The biggest story here is probably post-quantum cryptography. Rocky Linux continues pushing hard in that direction, and version 10.2 expands support in a big way. OpenSSH now supports ML-KEM hybrid key exchange in FIPS mode, libssh adds hybrid post-quantum methods, and Podman now supports post-quantum image signatures through Sequoia-PGP.
If you are a Linux administrator, however, there is one very important warning buried in the release notes. Rocky Linux says the FUTURE crypto policy now removes traditional non post-quantum key exchange methods entirely. In other words, if you enable it, many systems across today’s internet simply will not connect properly. That is not a bug either. It is intentional.
I have to admit, it is fascinating to watch enterprise Linux distributions begin preparing for a future where quantum-resistant encryption is no longer optional.
Desktop Linux users will probably notice another major change immediately. Firefox and Thunderbird are now delivered primarily as Flatpaks. If you install Rocky Linux 10.2 with a graphical environment, the installer automatically pulls in the Flatpak versions by default.
Thankfully, the traditional RPM packages are still available in AppStream, because not everybody is going to love this decision. Some Linux folks appreciate Flatpak for sandboxing and easier updates, while others still prefer native packages whenever possible. Either way, it is becoming increasingly clear that Flatpak is no longer just a side project in the Linux ecosystem.
Developers also get a healthy batch of updated software. Rocky Linux 10.2 includes Python 3.14, PHP 8.4, Node.js 24, Ruby 4.0, PostgreSQL 18, OpenJDK 25, and GCC 14.3. That should make the distribution far more appealing for modern workloads compared to the stale toolchains enterprise Linux distributions sometimes become known for.

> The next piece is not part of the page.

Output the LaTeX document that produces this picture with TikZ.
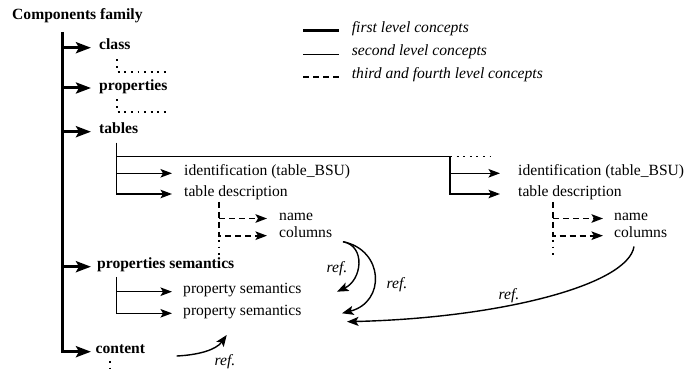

There are some nice kernel and hardware improvements too. Wi-Fi 7 support is included, io_uring arrives as a tech preview, and both Intel and AMD performance analysis tools receive upgrades. The io_uring addition is especially notable because it can reduce syscall overhead for storage and networking workloads.
Container and virtualization users are getting plenty of attention as well. Podman 5.8.2 adds automatic BoltDB-to-SQLite migration ahead of Podman 6.0, along with improved quadlet management and better reboot persistence behavior. QEMU gains native Forced Unit Access I/O support too, which should help certain database workloads inside virtual machines.
One change I actually appreciate is the increase in the default /boot partition size. Rocky Linux now allocates 2GB instead of 1GB by default. That may sound minor, but oversized initramfs files have been annoying Linux users for years, so this feels like a practical improvement.
There are a few workflow-breaking changes administrators should know about too. Typing “vi” no longer launches full Vim automatically when vim-enhanced is installed. Instead, it always launches the minimal editor unless you explicitly run “vim.” Longtime Linux users are almost certainly going to stumble over that one at least once.
Overall, Rocky Linux 10.2 looks like a very strong release. More importantly, it continues showing that Rocky Linux is evolving beyond simply being “the free RHEL clone.” Between post-quantum cryptography work, container tooling improvements, cloud features, virtualization enhancements, and modern developer packages, Rocky Linux increasingly feels like a serious enterprise Linux platform with its own direction and identity.